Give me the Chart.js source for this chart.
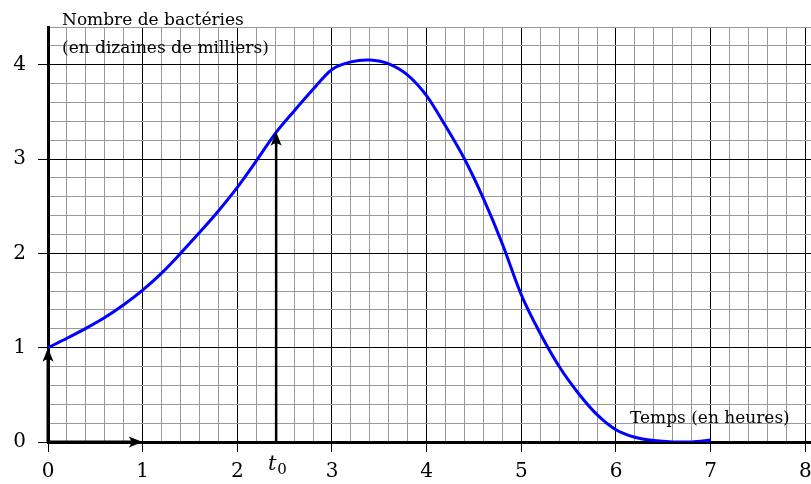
<!DOCTYPE html>
<html>
<head>
<meta charset="utf-8">
<script src="https://cdn.jsdelivr.net/npm/chart.js@4.4.0/dist/chart.umd.min.js"></script>
<style>
  html, body { margin: 0; padding: 0; background: #fff; }
  #wrap { width: 811px; height: 484px; position: relative; }
</style>
</head>
<body>
<div id="wrap"><canvas id="bacteriaChart"></canvas></div>
<script>
// time in hours and bacteria count (tens of thousands)
const hours = [0, 0.2, 0.4, 0.6, 0.8, 1, 1.2, 1.4, 1.6, 1.8, 2, 2.2, 2.4, 2.6, 2.8, 3,
               3.2, 3.4, 3.6, 3.8, 4, 4.2, 4.4, 4.6, 4.8, 5, 5.2, 5.4, 5.6, 5.8, 6,
               6.2, 6.4, 6.6, 6.8, 7];
const bacteria = [1.00, 1.10, 1.205, 1.32, 1.455, 1.61, 1.79, 2.00, 2.22, 2.45, 2.70, 2.98, 3.27, 3.51, 3.74, 3.95,
                  4.03, 4.05, 4.01, 3.89, 3.67, 3.35, 3.00, 2.58, 2.10, 1.56, 1.15, 0.80, 0.52, 0.29, 0.13,
                  0.05, 0.015, 0.00, 0.00, 0.02];
const xTickLabels = ['0', '1', '2', '3', '4', '5', '6', '7', '8'];
const yTickLabels = ['0', '1', '2', '3', '4'];
const t0 = 2.41;
const t0Value = 3.29;

const serif = '"DejaVu Serif", serif';

function isMajor(v) {
    return Math.abs(v - Math.round(v)) < 1e-6;
}

// arrows, t0 marker and the free text labels
const annotations = {
    id: 'annotations',
    afterDatasetsDraw(chart) {
        const ctx = chart.ctx;
        const xs = chart.scales.x;
        const ys = chart.scales.y;

        function arrow(x1, y1, x2, y2, width) {
            const px1 = xs.getPixelForValue(x1), py1 = ys.getPixelForValue(y1);
            const px2 = xs.getPixelForValue(x2), py2 = ys.getPixelForValue(y2);
            const a = Math.atan2(py2 - py1, px2 - px1);
            const len = 14;
            ctx.save();
            ctx.strokeStyle = '#000';
            ctx.fillStyle = '#000';
            ctx.lineWidth = width;
            ctx.beginPath();
            ctx.moveTo(px1, py1);
            ctx.lineTo(px2 - Math.cos(a) * 6, py2 - Math.sin(a) * 6);
            ctx.stroke();
            ctx.translate(px2, py2);
            ctx.rotate(a);
            ctx.beginPath();
            ctx.moveTo(0, 0);
            ctx.lineTo(-len, -5.5);
            ctx.quadraticCurveTo(-len + 5, 0, -len, 5.5);
            ctx.closePath();
            ctx.fill();
            ctx.restore();
        }

        arrow(0, 0, 1, 0, 3);
        arrow(0, 0, 0, 1, 3);
        arrow(t0, 0, t0, t0Value, 2.5);

        ctx.save();
        ctx.fillStyle = '#000';
        ctx.textBaseline = 'alphabetic';
        ctx.textAlign = 'left';
        ctx.font = '17px ' + serif;
        ctx.fillText('Nombre de bactéries', 62, 25);
        ctx.fillText('(en dizaines de milliers)', 62, 53);
        ctx.fillText('Temps (en heures)', 630, 423);
        ctx.font = 'italic 21px ' + serif;
        const tx = xs.getPixelForValue(t0);
        ctx.textAlign = 'center';
        ctx.fillText('t', tx - 4, 470);
        ctx.font = '15px ' + serif;
        ctx.fillText('0', tx + 6, 474);
        ctx.restore();
    }
};

new Chart(document.getElementById('bacteriaChart').getContext('2d'), {
    type: 'scatter',
    data: {
        datasets: [{
            data: hours.map((h, i) => ({x: h, y: bacteria[i]})),
            showLine: true,
            borderColor: '#0000ff',
            borderWidth: 3,
            pointRadius: 0,
            tension: 0.3
        }]
    },
    options: {
        responsive: true,
        maintainAspectRatio: false,
        animation: false,
        layout: { padding: { top: 27, right: 0, left: 0, bottom: 0 } },
        plugins: {
            legend: { display: false },
            tooltip: { enabled: false }
        },
        scales: {
            x: {
                type: 'linear',
                min: 0,
                max: 8.06,
                afterFit(scale) {
                    scale.height = 42;
                    scale.paddingRight = 0;
                    scale.paddingLeft = 0;
                },
                border: { display: true, color: '#000', width: 3 },
                grid: {
                    color: c => isMajor(c.tick.value) ? '#000' : '#999',
                    lineWidth: 1,
                    tickLength: 10,
                    tickColor: c => isMajor(c.tick.value) ? '#000' : 'rgba(0,0,0,0)'
                },
                ticks: {
                    stepSize: 0.2,
                    autoSkip: false,
                    maxRotation: 0,
                    includeBounds: false,
                    padding: 8,
                    color: '#000',
                    font: { family: serif, size: 20 },
                    callback: v => isMajor(v) ? (xTickLabels[Math.round(v)] || '') : ''
                }
            },
            y: {
                type: 'linear',
                min: 0,
                max: 4.4,
                afterFit(scale) {
                    scale.width = 48;
                    scale.paddingTop = 0;
                    scale.paddingBottom = 0;
                },
                border: { display: true, color: '#000', width: 3 },
                grid: {
                    color: c => isMajor(c.tick.value) ? '#000' : '#999',
                    lineWidth: 1,
                    tickLength: 10,
                    tickColor: c => isMajor(c.tick.value) ? '#000' : 'rgba(0,0,0,0)'
                },
                ticks: {
                    stepSize: 0.2,
                    autoSkip: false,
                    includeBounds: false,
                    padding: 12,
                    color: '#000',
                    font: { family: serif, size: 20 },
                    callback: v => isMajor(v) ? (yTickLabels[Math.round(v)] || '') : ''
                }
            }
        }
    },
    plugins: [annotations]
});
</script>
</body>
</html>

|---|

Make an exact copy of the data above, pictures excluded.

Full output:
Give me the Chart.js source for this chart.
<!DOCTYPE html>
<html>
<head>
<meta charset="utf-8">
<script src="https://cdn.jsdelivr.net/npm/chart.js@4.4.0/dist/chart.umd.min.js"></script>
<style>
  html, body { margin: 0; padding: 0; background: #fff; }
  #wrap { width: 811px; height: 484px; position: relative; }
</style>
</head>
<body>
<div id="wrap"><canvas id="bacteriaChart"></canvas></div>
<script>
// time in hours and bacteria count (tens of thousands)
const hours = [0, 0.2, 0.4, 0.6, 0.8, 1, 1.2, 1.4, 1.6, 1.8, 2, 2.2, 2.4, 2.6, 2.8, 3,
               3.2, 3.4, 3.6, 3.8, 4, 4.2, 4.4, 4.6, 4.8, 5, 5.2, 5.4, 5.6, 5.8, 6,
               6.2, 6.4, 6.6, 6.8, 7];
const bacteria = [1.00, 1.10, 1.205, 1.32, 1.455, 1.61, 1.79, 2.00, 2.22, 2.45, 2.70, 2.98, 3.27, 3.51, 3.74, 3.95,
                  4.03, 4.05, 4.01, 3.89, 3.67, 3.35, 3.00, 2.58, 2.10, 1.56, 1.15, 0.80, 0.52, 0.29, 0.13,
                  0.05, 0.015, 0.00, 0.00, 0.02];
const xTickLabels = ['0', '1', '2', '3', '4', '5', '6', '7', '8'];
const yTickLabels = ['0', '1', '2', '3', '4'];
const t0 = 2.41;
const t0Value = 3.29;

const serif = '"DejaVu Serif", serif';

function isMajor(v) {
    return Math.abs(v - Math.round(v)) < 1e-6;
}

// arrows, t0 marker and the free text labels
const annotations = {
    id: 'annotations',
    afterDatasetsDraw(chart) {
        const ctx = chart.ctx;
        const xs = chart.scales.x;
        const ys = chart.scales.y;

        function arrow(x1, y1, x2, y2, width) {
            const px1 = xs.getPixelForValue(x1), py1 = ys.getPixelForValue(y1);
            const px2 = xs.getPixelForValue(x2), py2 = ys.getPixelForValue(y2);
            const a = Math.atan2(py2 - py1, px2 - px1);
            const len = 14;
            ctx.save();
            ctx.strokeStyle = '#000';
            ctx.fillStyle = '#000';
            ctx.lineWidth = width;
            ctx.beginPath();
            ctx.moveTo(px1, py1);
            ctx.lineTo(px2 - Math.cos(a) * 6, py2 - Math.sin(a) * 6);
            ctx.stroke();
            ctx.translate(px2, py2);
            ctx.rotate(a);
            ctx.beginPath();
            ctx.moveTo(0, 0);
            ctx.lineTo(-len, -5.5);
            ctx.quadraticCurveTo(-len + 5, 0, -len, 5.5);
            ctx.closePath();
            ctx.fill();
            ctx.restore();
        }

        arrow(0, 0, 1, 0, 3);
        arrow(0, 0, 0, 1, 3);
        arrow(t0, 0, t0, t0Value, 2.5);

        ctx.save();
        ctx.fillStyle = '#000';
        ctx.textBaseline = 'alphabetic';
        ctx.textAlign = 'left';
        ctx.font = '17px ' + serif;
        ctx.fillText('Nombre de bactéries', 62, 25);
        ctx.fillText('(en dizaines de milliers)', 62, 53);
        ctx.fillText('Temps (en heures)', 630, 423);
        ctx.font = 'italic 21px ' + serif;
        const tx = xs.getPixelForValue(t0);
        ctx.textAlign = 'center';
        ctx.fillText('t', tx - 4, 470);
        ctx.font = '15px ' + serif;
        ctx.fillText('0', tx + 6, 474);
        ctx.restore();
    }
};

new Chart(document.getElementById('bacteriaChart').getContext('2d'), {
    type: 'scatter',
    data: {
        datasets: [{
            data: hours.map((h, i) => ({x: h, y: bacteria[i]})),
            showLine: true,
            borderColor: '#0000ff',
            borderWidth: 3,
            pointRadius: 0,
            tension: 0.3
        }]
    },
    options: {
        responsive: true,
        maintainAspectRatio: false,
        animation: false,
        layout: { padding: { top: 27, right: 0, left: 0, bottom: 0 } },
        plugins: {
            legend: { display: false },
            tooltip: { enabled: false }
        },
        scales: {
            x: {
                type: 'linear',
                min: 0,
                max: 8.06,
                afterFit(scale) {
                    scale.height = 42;
                    scale.paddingRight = 0;
                    scale.paddingLeft = 0;
                },
                border: { display: true, color: '#000', width: 3 },
                grid: {
                    color: c => isMajor(c.tick.value) ? '#000' : '#999',
                    lineWidth: 1,
                    tickLength: 10,
                    tickColor: c => isMajor(c.tick.value) ? '#000' : 'rgba(0,0,0,0)'
                },
                ticks: {
                    stepSize: 0.2,
                    autoSkip: false,
                    maxRotation: 0,
                    includeBounds: false,
                    padding: 8,
                    color: '#000',
                    font: { family: serif, size: 20 },
                    callback: v => isMajor(v) ? (xTickLabels[Math.round(v)] || '') : ''
                }
            },
            y: {
                type: 'linear',
                min: 0,
                max: 4.4,
                afterFit(scale) {
                    scale.width = 48;
                    scale.paddingTop = 0;
                    scale.paddingBottom = 0;
                },
                border: { display: true, color: '#000', width: 3 },
                grid: {
                    color: c => isMajor(c.tick.value) ? '#000' : '#999',
                    lineWidth: 1,
                    tickLength: 10,
                    tickColor: c => isMajor(c.tick.value) ? '#000' : 'rgba(0,0,0,0)'
                },
                ticks: {
                    stepSize: 0.2,
                    autoSkip: false,
                    includeBounds: false,
                    padding: 12,
                    color: '#000',
                    font: { family: serif, size: 20 },
                    callback: v => isMajor(v) ? (yTickLabels[Math.round(v)] || '') : ''
                }
            }
        }
    },
    plugins: [annotations]
});
</script>
</body>
</html>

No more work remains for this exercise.